Marines with India Company, 3rd Battalion, 5th Marine Regiment, and Afghan National Army soldiers play volleyball during a friendly match at ANA Post Nabi, Nov. 16, 2010. The Afghan soldiers said they love volleyball which was shown by the court in the middle of their base and their knowledge of the game. (Photo by Cpl. Ned Johnson)
FORWARD OPERATING BASE JACKSON, Afghanistan (Nov. 19, 2010) — Marines and Afghan soldiers have fought many battles together in Sangin District, but today they faced off against each other in a different battle.
Marines with India Company, 3rd Battalion, 5th Marine Regiment played volleyball against Afghan National Army soldiers in a friendly match at ANA Post Nabi, Nov. 16.
The patrol’s mission was to visit a local ANA post to see if the Marines could help in any way, but not long after they arrived the Marines had another mission.
“When we got to the compound, we saw the volleyball court and our lieutenant said we might play the ANA,” said Lance Cpl. Joseph Palmer, an infantryman with India Company, 3rd Bn., 5th Marines. “So we got our players together and challenged them to a game.”

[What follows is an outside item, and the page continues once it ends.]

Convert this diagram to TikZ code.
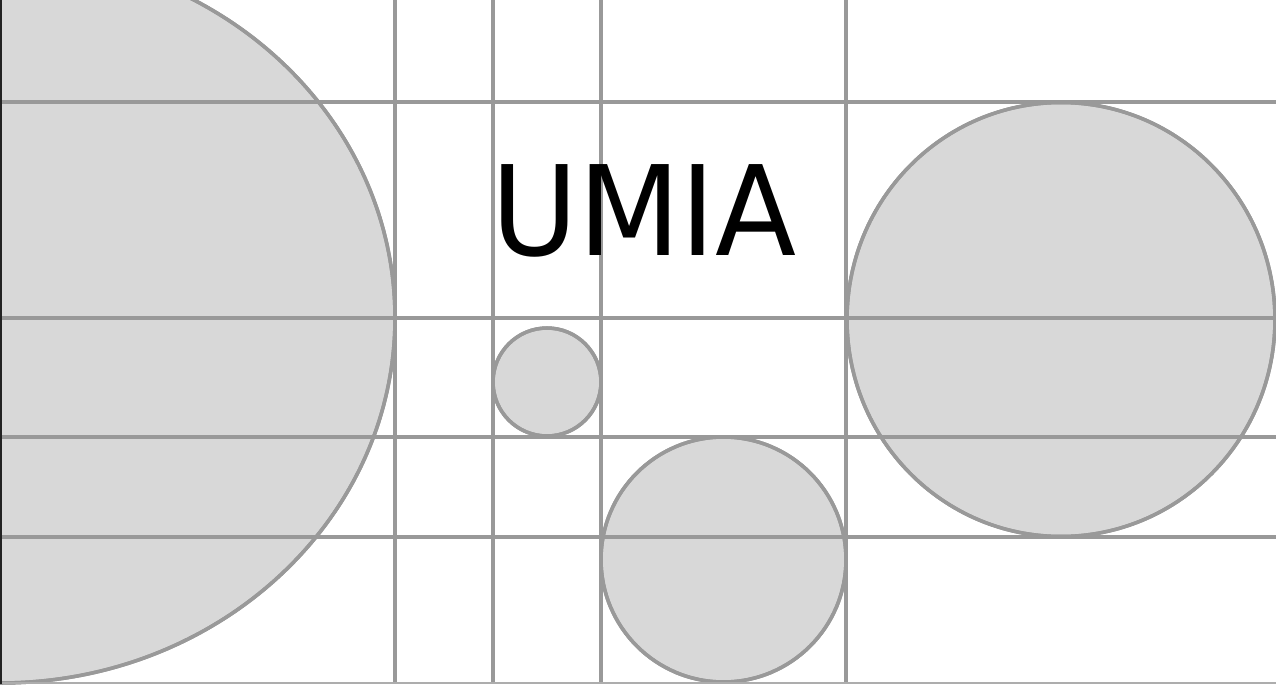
\documentclass[tikz,border=0pt]{standalone}
\usepackage{fontspec}
\newfontfamily\logofont{DejaVu Sans}
\definecolor{gridgray}{HTML}{999999}
\definecolor{discfill}{HTML}{D8D8D8}
\definecolor{edgedark}{HTML}{222222}
\tikzset{
  disc/.style={draw=gridgray, fill=discfill, line width=2pt},
  gridline/.style={draw=gridgray, line width=2pt}
}
\begin{document}
\begin{tikzpicture}[x=0.02cm, y=-0.02cm]
\useasboundingbox (0,0) rectangle (1276,684);
\begin{scope}
\clip (0,0) rectangle (1276,684);
% discs
\fill[disc] (0,318) ellipse [x radius=395, y radius=365];
\fill[disc] (1061,319.5) ellipse [x radius=214, y radius=217];
\fill[disc] (547,382) circle [radius=54];
\fill[disc] (723.5,559.5) circle [radius=122.5];
% grid
\foreach \gx in {395,493,601,846}
  \draw[gridline] (\gx,0) -- (\gx,684);
\foreach \gy in {102,318,437,537}
  \draw[gridline] (0,\gy) -- (1276,\gy);
% disc outlines
\draw[disc, fill=none] (0,318) ellipse [x radius=395, y radius=365];
\draw[disc, fill=none] (1061,319.5) ellipse [x radius=214, y radius=217];
\draw[disc, fill=none] (547,382) circle [radius=54];
\draw[disc, fill=none] (723.5,559.5) circle [radius=122.5];
% frame edges
\draw[draw=gridgray!80, line width=1.6pt] (0,683) -- (1276,683);
\draw[draw=edgedark, line width=1.6pt] (0.6,0) -- (0.6,684);
\end{scope}
\node[font=\logofont\fontsize{71}{71}\selectfont, anchor=base, inner sep=0pt, xscale=0.95] (title) at (644,255) {UMIA};
\end{tikzpicture}
\end{document}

The Afghan commander insisted that his soldiers were very good at volleyball and even said they have beaten the local Afghan special forces team. The stage was set for a friendly match between forces. Each team then picked its best six players and the game began.
“They were good and knew the rules pretty well,” Palmer said. “It was fun to watch their best player hit our guys with the volleyball.”
The Marines did not seem prepared in the first two games and lost by a total of 30-7. But the Marines tried to rally back in the third game, but fell short, losing 15-11. However, the Marines did not leave with their heads down.
“Even though we lost we still had a good time and had some fun,” said Petty Officer 3rd Class Erik Nowak, a corpsman with India Company, 3rd Bn., 5th Marines.
While the game was fun for both sides, it was more important than just that.
“This shows that we aren’t here to take over their country, but to help them and be friends with them,” said Palmer, a 21-year-old native of Oriville, Calif. “Whether we are fighting beside them or playing volleyball, we are here to help them.”
Palmer also said the game built a stronger relationship between the two forces who live, train, and fight together.
During the games, spectators from both sides cheered and clapped. At the end of the match-up, laughter and smiles were shared by everyone.
The Marines, who patrol the local area daily, said they would practice and come back for another match with the Afghan soldiers. Until then, the two forces will continue to provide security for the area.